Frances Everett, BA International Relations and Development Studies
In late December the appearance of drones on London Gatwick Airport’s runways halted flights and caused disruption for tens of thousands of people.
The drones were spotted around 21:00 on 19 December and were flown around the airfield multiple times. The police are therefore describing the act as a purposeful attempt to cause disruption to flights.
Gatwick Airport grounded all flights due to fear of collisions with the drones. It reopened almost 36 hours later on the Friday morning, although flights were again disrupted that evening for a brief period after a further drone sighting.
An industry figure commented that “the malicious intent is something that people were aware of, but I don’t think we thought it would happen on that scale at this stage.”
A man and a woman were arrested in their Crawley home amid claims of suspicious sightings but were later released without charge.
More than 130,000 passengers were left stranded or delayed at London Gatwick as a result of the rogue drones, some even camping overnight in the hope that the airport would soon reopen. The army was called in to help with the chaos and Gatwick Airport offered a £50,000 reward to catch those responsible. A spokesperson for Gatwick stated that early estimates suggest a loss of revenue for the airport and airlines being up to £20 million as a result of the incident.
Further problems ensued even after the initial chaos, as Heathrow also grounded flights less than three weeks later after reported sightings of drones.
The situation has prompted many to ask why it is so easy to bring a whole airport to a halt with a drone, and how airports can protect themselves from these kinds of attacks. Drones were already banned from flying within 1km of an airport, and this will soon be extended to 5km by the government. But this is not enough as drones are untraceable, widely available, and can realistically be flown anywhere.
Specialist equipment is required to protect runways from such drone attacks. Heathrow Airport was criticised for only buying anti-drone equipment after the Gatwick incident had already happened, suggesting an underestimation of the threat they pose. Although they are set to install the Royal Air Force anti-drone system, this cannot stop the threat of small commercial drones which can’t be picked up by airport radars. One European defence official has pointed out that the American military uses more than 20 different systems in order to counter battlefield drone strikes, commenting that “the reason they have so many is that not one works on its own”.
“Some believe aliens to be behind all of this”

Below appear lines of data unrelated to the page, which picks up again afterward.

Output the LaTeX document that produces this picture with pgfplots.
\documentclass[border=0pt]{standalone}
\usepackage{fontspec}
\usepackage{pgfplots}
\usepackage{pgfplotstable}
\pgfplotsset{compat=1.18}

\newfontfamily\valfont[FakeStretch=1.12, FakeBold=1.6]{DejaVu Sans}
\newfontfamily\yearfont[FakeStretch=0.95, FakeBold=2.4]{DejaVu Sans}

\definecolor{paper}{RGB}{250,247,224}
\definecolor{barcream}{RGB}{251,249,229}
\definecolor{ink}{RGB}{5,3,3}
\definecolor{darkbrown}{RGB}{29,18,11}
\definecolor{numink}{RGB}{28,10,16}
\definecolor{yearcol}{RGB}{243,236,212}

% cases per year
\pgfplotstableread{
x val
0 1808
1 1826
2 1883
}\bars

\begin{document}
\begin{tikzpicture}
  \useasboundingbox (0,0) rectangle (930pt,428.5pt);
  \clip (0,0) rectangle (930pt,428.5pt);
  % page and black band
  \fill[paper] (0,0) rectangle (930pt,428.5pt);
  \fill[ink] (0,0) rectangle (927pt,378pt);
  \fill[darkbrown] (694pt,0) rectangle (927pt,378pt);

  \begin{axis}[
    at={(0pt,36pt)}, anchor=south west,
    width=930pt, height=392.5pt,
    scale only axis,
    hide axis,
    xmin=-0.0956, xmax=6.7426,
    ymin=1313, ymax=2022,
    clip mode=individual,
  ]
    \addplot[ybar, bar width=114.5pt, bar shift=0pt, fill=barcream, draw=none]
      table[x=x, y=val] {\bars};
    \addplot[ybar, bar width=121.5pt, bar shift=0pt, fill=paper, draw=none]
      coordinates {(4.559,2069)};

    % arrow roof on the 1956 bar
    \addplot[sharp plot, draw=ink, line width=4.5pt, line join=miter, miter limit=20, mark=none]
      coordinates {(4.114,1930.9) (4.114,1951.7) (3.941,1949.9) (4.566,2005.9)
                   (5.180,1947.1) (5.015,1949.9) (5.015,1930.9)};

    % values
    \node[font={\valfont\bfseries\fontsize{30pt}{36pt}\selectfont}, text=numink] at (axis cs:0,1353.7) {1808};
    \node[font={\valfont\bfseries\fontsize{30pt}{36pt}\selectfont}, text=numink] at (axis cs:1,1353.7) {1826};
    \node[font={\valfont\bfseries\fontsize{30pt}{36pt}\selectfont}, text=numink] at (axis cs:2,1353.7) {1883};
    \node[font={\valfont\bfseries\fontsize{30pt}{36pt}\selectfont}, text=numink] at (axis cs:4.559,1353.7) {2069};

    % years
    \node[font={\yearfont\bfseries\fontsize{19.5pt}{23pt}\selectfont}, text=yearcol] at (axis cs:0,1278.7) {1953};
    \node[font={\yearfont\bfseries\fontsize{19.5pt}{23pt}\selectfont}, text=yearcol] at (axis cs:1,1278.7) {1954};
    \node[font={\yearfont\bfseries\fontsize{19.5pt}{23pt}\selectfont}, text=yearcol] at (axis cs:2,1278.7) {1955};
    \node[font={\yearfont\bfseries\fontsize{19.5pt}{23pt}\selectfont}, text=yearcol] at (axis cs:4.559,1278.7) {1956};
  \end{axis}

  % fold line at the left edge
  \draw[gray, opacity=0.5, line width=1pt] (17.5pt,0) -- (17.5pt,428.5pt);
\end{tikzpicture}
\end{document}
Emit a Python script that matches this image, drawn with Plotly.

As for the culprits, there have been varying suggestions of who could have been behind the attack, and what their intentions may be. Some have suggested that it was an ‘eco-terrorist’ carrying out direct action against the aviation industry, as the Telegraph reported that the police were looking into this lead, although no such groups have claimed responsibility for the drones.
Some believe aliens to be behind all of this, as YouTube user ‘Conspiracy Stoner’ captured footage of a UFO above Heathrow airport during the disruption which showed bright flashing lights: lights which are claimed by the website ‘UFO Sightings Daily’ to be too large to be a drone.
Regardless of who caused this particular chaos, the likelihood is that it will happen again. This means that the clock is ticking for government and the aviation industry to prepare airports for future malicious drone activity.